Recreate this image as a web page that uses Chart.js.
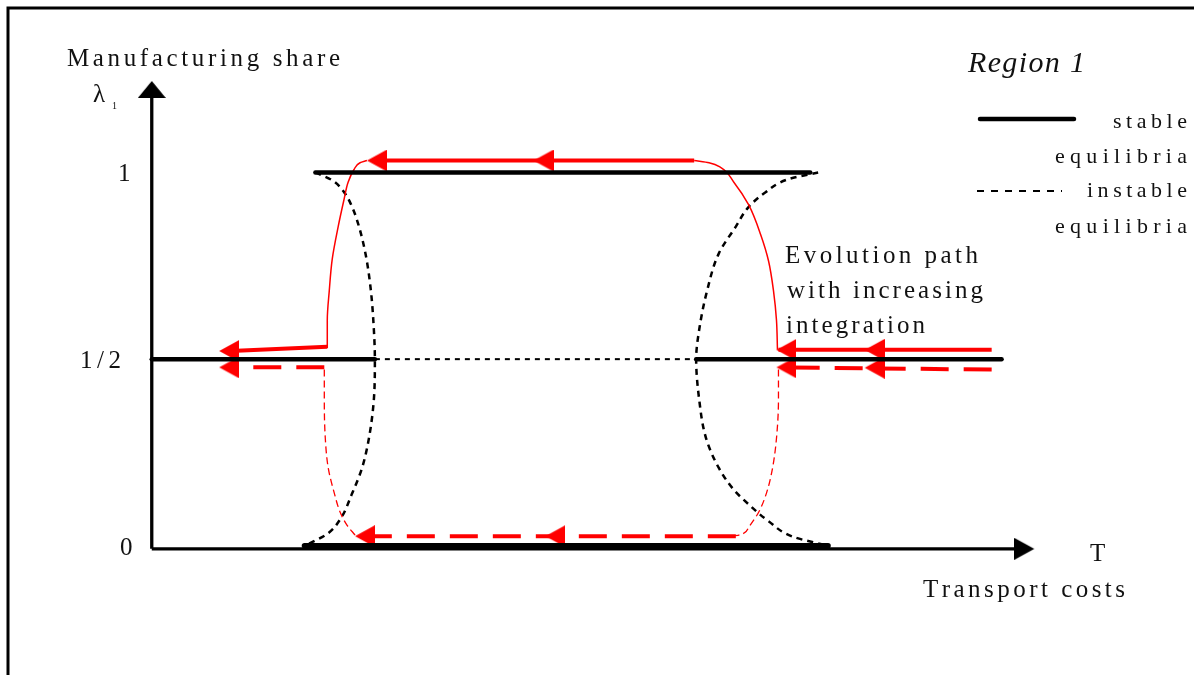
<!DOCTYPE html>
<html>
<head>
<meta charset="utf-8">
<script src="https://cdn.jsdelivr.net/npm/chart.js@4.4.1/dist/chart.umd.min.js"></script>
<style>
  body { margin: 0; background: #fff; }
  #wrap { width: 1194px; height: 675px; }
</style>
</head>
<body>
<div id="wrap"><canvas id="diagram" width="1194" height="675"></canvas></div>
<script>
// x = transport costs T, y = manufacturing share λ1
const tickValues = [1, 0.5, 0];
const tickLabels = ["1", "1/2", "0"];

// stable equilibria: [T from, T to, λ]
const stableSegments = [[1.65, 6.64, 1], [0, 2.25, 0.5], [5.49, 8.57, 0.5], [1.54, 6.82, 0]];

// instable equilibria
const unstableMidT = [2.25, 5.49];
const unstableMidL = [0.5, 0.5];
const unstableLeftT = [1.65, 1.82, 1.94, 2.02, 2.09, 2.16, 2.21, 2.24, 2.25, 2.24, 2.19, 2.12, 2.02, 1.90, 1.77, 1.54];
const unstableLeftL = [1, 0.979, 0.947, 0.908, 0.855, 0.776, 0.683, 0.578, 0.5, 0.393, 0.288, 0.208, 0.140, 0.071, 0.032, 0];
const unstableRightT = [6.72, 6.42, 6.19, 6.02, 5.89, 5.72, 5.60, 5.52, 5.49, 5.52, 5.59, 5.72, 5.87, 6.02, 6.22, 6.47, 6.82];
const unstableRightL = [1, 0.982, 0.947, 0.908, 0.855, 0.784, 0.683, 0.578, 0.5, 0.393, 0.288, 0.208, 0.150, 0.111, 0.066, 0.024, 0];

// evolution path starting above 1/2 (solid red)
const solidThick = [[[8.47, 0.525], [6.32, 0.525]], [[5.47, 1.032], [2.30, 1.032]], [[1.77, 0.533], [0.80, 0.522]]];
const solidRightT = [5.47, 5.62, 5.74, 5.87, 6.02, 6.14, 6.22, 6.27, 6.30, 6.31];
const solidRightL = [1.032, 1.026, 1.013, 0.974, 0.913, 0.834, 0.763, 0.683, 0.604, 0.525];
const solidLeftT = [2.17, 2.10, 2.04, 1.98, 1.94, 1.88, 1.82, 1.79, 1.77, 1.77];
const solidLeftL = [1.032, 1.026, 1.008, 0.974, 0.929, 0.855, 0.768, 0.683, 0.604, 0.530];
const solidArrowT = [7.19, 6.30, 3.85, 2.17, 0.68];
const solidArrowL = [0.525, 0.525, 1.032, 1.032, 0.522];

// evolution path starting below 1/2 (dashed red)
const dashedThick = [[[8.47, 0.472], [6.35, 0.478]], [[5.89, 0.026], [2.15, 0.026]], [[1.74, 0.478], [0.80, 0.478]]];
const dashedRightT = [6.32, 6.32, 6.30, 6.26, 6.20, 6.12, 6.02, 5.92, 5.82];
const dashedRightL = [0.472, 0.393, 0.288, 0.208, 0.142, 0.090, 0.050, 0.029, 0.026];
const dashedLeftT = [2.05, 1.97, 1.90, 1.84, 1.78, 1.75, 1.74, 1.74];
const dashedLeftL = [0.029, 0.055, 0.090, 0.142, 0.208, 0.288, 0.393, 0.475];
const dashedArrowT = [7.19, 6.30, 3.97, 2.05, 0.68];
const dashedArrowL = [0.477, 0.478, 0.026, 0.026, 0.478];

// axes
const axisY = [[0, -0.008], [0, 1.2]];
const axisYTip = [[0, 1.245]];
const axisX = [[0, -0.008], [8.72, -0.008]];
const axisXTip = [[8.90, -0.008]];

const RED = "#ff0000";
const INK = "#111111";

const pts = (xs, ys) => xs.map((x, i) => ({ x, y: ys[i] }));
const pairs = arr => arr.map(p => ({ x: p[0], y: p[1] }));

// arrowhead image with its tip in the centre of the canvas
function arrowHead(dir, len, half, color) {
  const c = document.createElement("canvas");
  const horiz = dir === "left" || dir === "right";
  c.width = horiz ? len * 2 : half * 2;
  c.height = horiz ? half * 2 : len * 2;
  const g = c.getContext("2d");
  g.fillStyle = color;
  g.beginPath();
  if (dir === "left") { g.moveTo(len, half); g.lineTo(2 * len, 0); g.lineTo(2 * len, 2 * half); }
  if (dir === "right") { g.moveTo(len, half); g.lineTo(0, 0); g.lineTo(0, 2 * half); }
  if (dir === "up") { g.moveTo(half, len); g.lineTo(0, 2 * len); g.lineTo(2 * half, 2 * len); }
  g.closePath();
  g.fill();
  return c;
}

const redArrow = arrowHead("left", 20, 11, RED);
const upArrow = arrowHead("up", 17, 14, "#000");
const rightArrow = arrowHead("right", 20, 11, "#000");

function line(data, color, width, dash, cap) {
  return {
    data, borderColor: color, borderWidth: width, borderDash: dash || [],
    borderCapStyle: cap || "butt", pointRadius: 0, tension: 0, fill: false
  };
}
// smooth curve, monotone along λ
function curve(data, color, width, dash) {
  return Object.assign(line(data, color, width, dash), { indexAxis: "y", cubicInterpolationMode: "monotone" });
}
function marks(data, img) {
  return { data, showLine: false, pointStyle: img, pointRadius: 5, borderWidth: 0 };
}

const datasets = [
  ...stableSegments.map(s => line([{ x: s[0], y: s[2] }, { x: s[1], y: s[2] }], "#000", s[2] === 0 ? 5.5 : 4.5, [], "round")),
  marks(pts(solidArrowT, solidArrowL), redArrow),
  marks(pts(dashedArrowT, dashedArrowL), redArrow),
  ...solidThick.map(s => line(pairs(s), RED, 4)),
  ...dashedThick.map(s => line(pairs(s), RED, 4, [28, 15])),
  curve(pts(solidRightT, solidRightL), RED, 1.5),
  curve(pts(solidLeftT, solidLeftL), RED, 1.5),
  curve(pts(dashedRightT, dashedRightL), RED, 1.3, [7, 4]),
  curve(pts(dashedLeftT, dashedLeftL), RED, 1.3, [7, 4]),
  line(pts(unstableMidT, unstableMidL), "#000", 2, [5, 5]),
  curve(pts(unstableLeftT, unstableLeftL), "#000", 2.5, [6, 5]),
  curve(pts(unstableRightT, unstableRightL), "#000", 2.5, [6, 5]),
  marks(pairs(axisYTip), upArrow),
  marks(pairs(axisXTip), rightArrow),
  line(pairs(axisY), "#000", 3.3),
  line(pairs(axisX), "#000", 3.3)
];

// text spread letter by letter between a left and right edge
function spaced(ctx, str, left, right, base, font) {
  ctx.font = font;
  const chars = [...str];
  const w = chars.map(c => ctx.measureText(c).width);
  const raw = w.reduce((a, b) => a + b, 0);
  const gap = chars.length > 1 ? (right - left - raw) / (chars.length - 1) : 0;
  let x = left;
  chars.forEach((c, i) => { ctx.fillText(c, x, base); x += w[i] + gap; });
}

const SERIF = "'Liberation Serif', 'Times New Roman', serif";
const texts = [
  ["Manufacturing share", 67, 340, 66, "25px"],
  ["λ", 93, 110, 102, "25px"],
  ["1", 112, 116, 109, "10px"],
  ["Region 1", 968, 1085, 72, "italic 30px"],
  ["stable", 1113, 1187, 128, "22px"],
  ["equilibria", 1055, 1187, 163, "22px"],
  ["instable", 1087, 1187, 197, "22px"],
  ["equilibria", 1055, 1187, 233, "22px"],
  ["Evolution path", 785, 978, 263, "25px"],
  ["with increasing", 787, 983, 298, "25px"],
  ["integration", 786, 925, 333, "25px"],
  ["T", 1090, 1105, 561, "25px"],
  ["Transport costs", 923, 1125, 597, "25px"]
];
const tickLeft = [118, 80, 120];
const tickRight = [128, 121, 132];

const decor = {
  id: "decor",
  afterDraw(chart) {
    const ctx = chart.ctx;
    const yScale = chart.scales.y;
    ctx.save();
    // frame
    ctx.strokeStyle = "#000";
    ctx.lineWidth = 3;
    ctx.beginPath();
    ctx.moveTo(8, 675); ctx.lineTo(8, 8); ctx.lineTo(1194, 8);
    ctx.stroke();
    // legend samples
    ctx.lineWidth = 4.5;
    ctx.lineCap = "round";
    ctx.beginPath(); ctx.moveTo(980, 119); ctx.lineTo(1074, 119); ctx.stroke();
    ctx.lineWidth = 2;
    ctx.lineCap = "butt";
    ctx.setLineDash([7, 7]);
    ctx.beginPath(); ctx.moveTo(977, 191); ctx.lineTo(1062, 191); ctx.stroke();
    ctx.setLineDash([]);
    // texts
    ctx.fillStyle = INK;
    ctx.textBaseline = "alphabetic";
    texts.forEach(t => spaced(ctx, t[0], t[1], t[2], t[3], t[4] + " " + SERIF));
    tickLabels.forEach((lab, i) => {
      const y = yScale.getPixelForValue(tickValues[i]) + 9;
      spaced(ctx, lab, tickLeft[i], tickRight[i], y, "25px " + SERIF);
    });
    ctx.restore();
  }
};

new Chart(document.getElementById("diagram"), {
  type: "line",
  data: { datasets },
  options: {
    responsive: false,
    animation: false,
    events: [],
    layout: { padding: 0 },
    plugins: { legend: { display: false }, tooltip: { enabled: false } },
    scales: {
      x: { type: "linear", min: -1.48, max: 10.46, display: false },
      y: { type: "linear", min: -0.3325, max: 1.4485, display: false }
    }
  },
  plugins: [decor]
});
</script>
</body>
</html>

---

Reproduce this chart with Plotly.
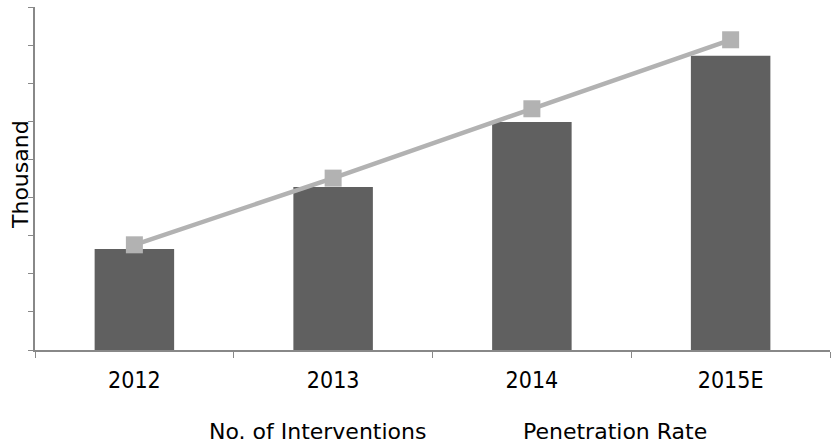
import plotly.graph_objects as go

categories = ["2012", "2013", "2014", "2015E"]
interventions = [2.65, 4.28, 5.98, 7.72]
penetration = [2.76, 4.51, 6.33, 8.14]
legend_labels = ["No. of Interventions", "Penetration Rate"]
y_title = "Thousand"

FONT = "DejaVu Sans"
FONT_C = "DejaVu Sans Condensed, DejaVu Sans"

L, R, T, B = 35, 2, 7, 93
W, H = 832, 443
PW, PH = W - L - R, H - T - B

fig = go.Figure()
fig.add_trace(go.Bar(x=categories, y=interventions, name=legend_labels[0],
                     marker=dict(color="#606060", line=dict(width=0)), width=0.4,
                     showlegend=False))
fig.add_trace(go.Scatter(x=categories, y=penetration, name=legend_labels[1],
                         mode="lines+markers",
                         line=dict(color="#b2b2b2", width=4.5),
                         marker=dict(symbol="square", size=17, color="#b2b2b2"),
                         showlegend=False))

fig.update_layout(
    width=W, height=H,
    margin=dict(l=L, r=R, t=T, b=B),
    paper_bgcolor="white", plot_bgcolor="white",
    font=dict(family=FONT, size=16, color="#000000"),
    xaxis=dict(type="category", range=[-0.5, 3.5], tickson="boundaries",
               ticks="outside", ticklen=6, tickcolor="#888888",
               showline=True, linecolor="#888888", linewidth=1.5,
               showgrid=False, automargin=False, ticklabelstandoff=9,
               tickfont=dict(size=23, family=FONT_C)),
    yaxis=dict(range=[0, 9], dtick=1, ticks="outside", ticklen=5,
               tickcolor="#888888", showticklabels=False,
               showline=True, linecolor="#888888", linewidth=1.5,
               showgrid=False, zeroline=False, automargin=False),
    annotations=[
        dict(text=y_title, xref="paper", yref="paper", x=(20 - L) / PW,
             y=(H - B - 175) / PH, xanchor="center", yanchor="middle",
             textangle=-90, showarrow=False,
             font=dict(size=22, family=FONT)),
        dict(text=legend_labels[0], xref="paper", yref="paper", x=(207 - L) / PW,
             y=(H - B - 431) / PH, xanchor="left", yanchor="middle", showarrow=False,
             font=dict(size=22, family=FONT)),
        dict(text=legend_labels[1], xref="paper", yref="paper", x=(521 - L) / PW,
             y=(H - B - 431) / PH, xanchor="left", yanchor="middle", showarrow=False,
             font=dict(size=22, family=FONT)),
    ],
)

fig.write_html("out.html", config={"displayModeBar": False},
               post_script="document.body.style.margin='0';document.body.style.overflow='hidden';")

### Challenge
Leave the pictures out, and transcribe exactly the lines above starting at the one that contains "Recreate this image" and ending at the one that contains "[1.54, 6.82, 0]];".

### Full solution
Recreate this image as a web page that uses Chart.js.
<!DOCTYPE html>
<html>
<head>
<meta charset="utf-8">
<script src="https://cdn.jsdelivr.net/npm/chart.js@4.4.1/dist/chart.umd.min.js"></script>
<style>
  body { margin: 0; background: #fff; }
  #wrap { width: 1194px; height: 675px; }
</style>
</head>
<body>
<div id="wrap"><canvas id="diagram" width="1194" height="675"></canvas></div>
<script>
// x = transport costs T, y = manufacturing share λ1
const tickValues = [1, 0.5, 0];
const tickLabels = ["1", "1/2", "0"];

// stable equilibria: [T from, T to, λ]
const stableSegments = [[1.65, 6.64, 1], [0, 2.25, 0.5], [5.49, 8.57, 0.5], [1.54, 6.82, 0]];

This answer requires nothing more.